Anthony Ray Hinton spent 30 years in prison for a crime he didn’t commit, stripped of his right to vote as he sat on death row in an Alabama prison. Convicted in Jefferson County in 1985 more than one District Attorney refused to review the weak evidence that sent him to Alabama’s death row even after top firearms examiners who testified in 2002 that the revolver alleged to have been used in his crime could not be matched to the murders and an uncharged crime.

After the U.S. Supreme Court reversed lower courts and a new trial was granted a judge finally dismissed the charges after prosecutors said that scientists at the Alabama Department of Forensic Sciences tested the evidence and confirmed that the crime bullets could not be matched to the alleged weapon used in the murders for which Hinton was convicted.

On Tuesday, he voted for the first time in a midterm election since being released in 2015.

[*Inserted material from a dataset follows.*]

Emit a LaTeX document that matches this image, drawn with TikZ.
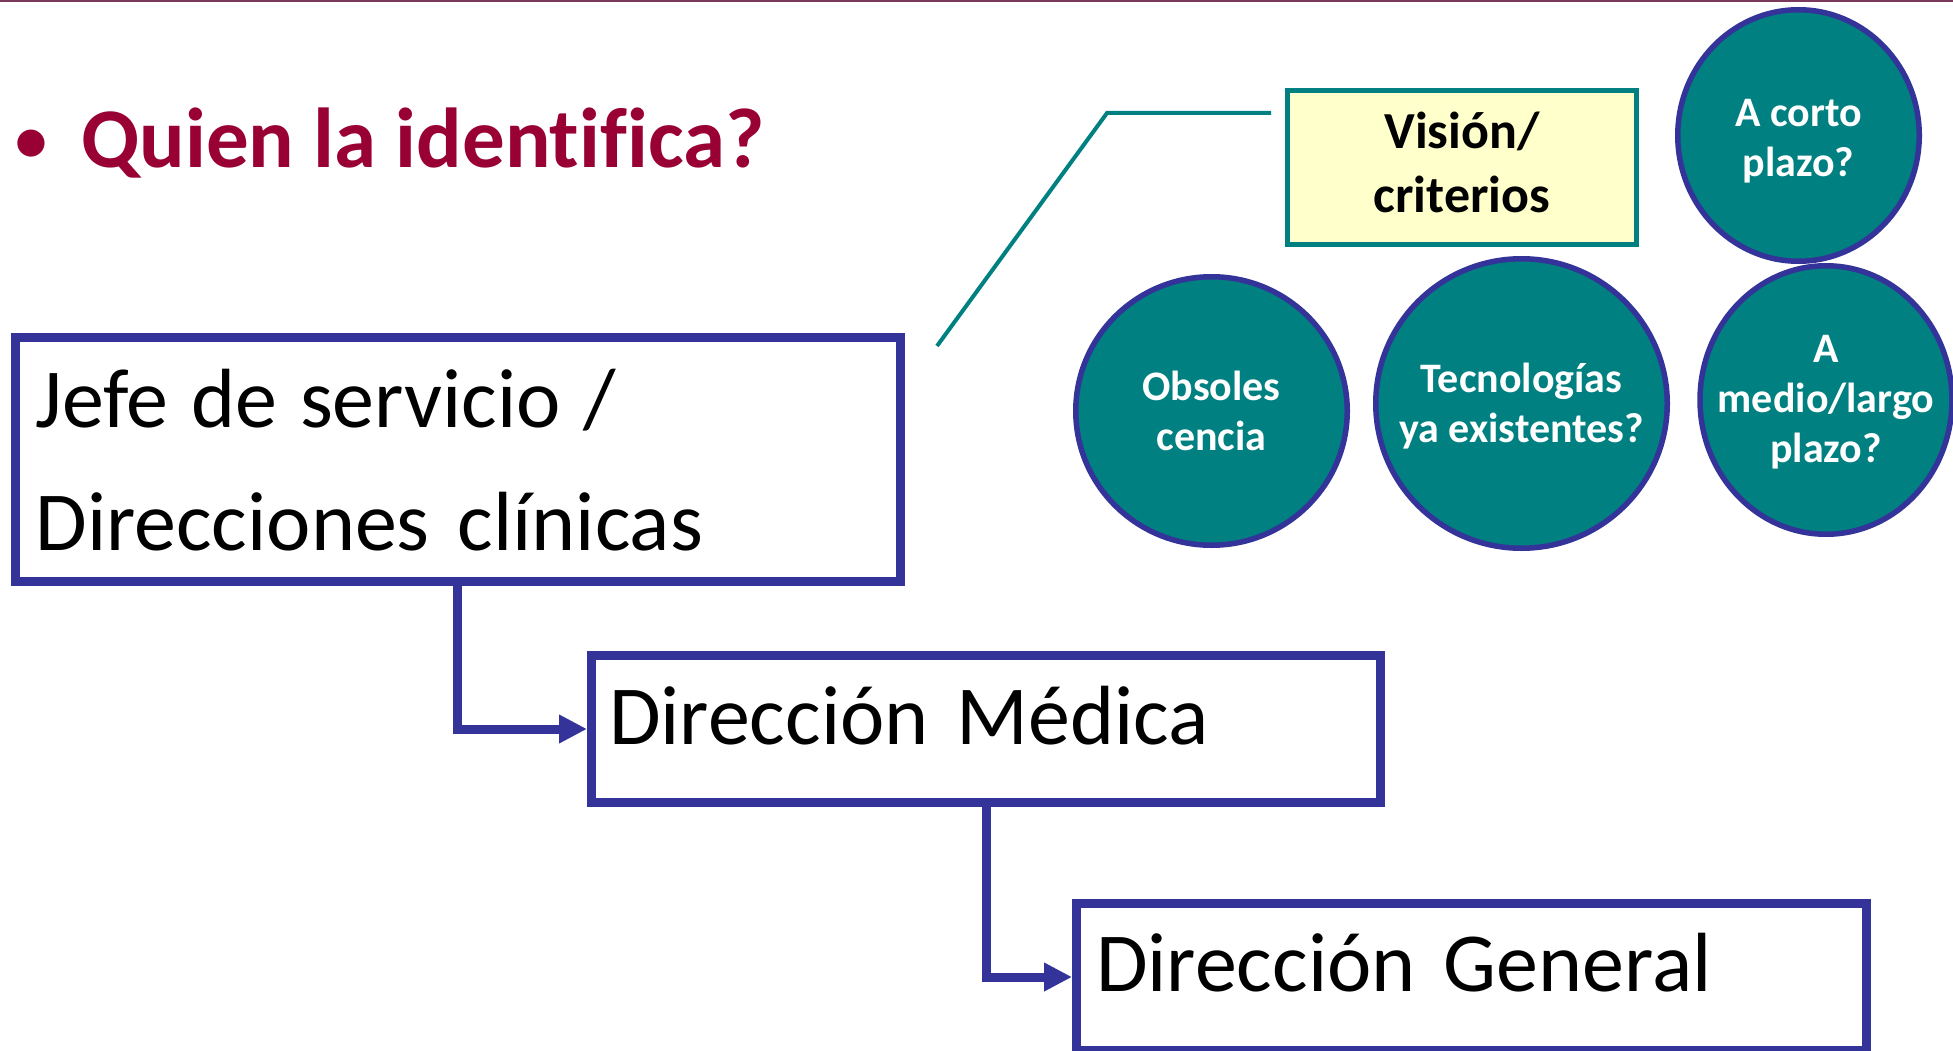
\documentclass[tikz,border=0pt]{standalone}
\usepackage{fontspec}
\setmainfont{Carlito}[Ligatures=CommonOff]
\usetikzlibrary{arrows.meta,shapes.geometric}
\definecolor{navy}{HTML}{333399}
\definecolor{tealc}{HTML}{008080}
\definecolor{maroonc}{HTML}{990033}
\definecolor{paleyel}{HTML}{FFFFCC}
\definecolor{toplinec}{HTML}{7A3A5E}
% zero-size centred stack whose first baseline sits #1 above the node centre
\newcommand\zstack[2]{\makebox[0pt]{\smash{\raisebox{#1}{\begin{tabular}[t]{@{}c@{}}#2\end{tabular}}}}}
% zero-size left-aligned stack: origin shifted #1 right of the centre, first baseline #2 above it
\newcommand\zlstack[3]{\makebox[0pt][l]{\hspace{#1}\smash{\raisebox{#2}{\begin{tabular}[t]{@{}l@{}}#3\end{tabular}}}}}
\begin{document}
\begin{tikzpicture}[x=1pt,y=-1pt,
  box/.style={draw=navy, line width=9pt, rectangle, inner sep=0pt, fill=white,
    font=\fontsize{84}{123}\selectfont},
  bubble/.style={ellipse, draw=navy, line width=5.5pt, fill=tealc, inner sep=0pt, text=white,
    font=\bfseries\fontsize{42}{50}\selectfont},
  link/.style={draw=navy, line width=9pt, -{Triangle[length=28pt,width=27pt]}},
  leader/.style={draw=tealc, line width=4pt},
]
\useasboundingbox (0,0) rectangle (1953,1051);
% top rule
\coordinate (tl) at (0,1.2);
\coordinate (tr) at (1953,1.2);
\draw[toplinec, line width=2.5pt] (tl) -- (tr);
% heading
\node[anchor=base west, text=maroonc, inner sep=0pt, font=\bfseries\fontsize{85}{100}\selectfont]
  (title) at (12,168) {\makebox[69pt][l]{\hspace{3pt}{\fontsize{64}{64}\selectfont\raisebox{6.5pt}{•}}}Quien la identifica?};
% boxes
\node[box, minimum width=884.5pt, minimum height=244.2pt]
  (jefe) at (457.75,459.6) {\zlstack{-422.25pt}{32.6pt}{\spaceskip=0.27em\relax Jefe de servicio /\\ \spaceskip=0.3333em\relax Direcciones clínicas}};
\node[box, minimum width=789pt, minimum height=147pt]
  (med) at (986,729) {\zlstack{-377pt}{-15pt}{\spaceskip=0.3333em\relax Dirección Médica}};
\node[box, minimum width=789.5pt, minimum height=147pt]
  (gen) at (1471.25,977) {\zlstack{-375.25pt}{-14.7pt}{\spaceskip=0.3333em\relax Dirección General}};
\draw[link] (jefe.south) |- (med.west);
\draw[link] (med.south) |- (gen.west);
% vision box
\node[draw=tealc, line width=5pt, fill=paleyel, minimum width=349pt, minimum height=154pt,
  inner sep=0pt, font=\bfseries\fontsize{52}{64}\selectfont]
  (vision) at (1462,167.5) {\zstack{18.5pt}{Visión/\\criterios}};
\coordinate (t1) at (937,346);
\coordinate (t2) at (1107,113);
\coordinate (t3) at (1271,113);
\draw[leader] (t1) -- (t2) -- (t3);
% bubbles
\node[bubble, minimum width=241.5pt, minimum height=251.5pt] (corto) at (1798.5,135.5) {\zstack{8.5pt}{A corto\\plazo?}};
\node[bubble, minimum width=271.5pt, minimum height=268.5pt] (obs) at (1211.5,411) {\zstack{11pt}{Obsoles\\cencia}};
\node[bubble, minimum width=291.5pt, minimum height=289.5pt] (tec) at (1521.5,403.5) {\zstack{11.5pt}{Tecnologías\\ya existentes?}};
\node[bubble, minimum width=252pt, minimum height=268.5pt] (largo) at (1826,400) {\zstack{38pt}{A\\medio/largo\\plazo?}};
\end{tikzpicture}
\end{document}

The Equal Justice Initiative, a non-profit that works on issues of mass incarceration, human rights and racial justice, shared Hinton’s story on social media with a picture of the man smiling with his voting sticker on his forehead.

“I realize that people have struggled and even lost their lives fighting for the right to vote. If I don’t vote, it’s like spitting on all those who came and sacrificed before me,” Hinton said in a statement to USA TODAY from the Equal Justice Initiative.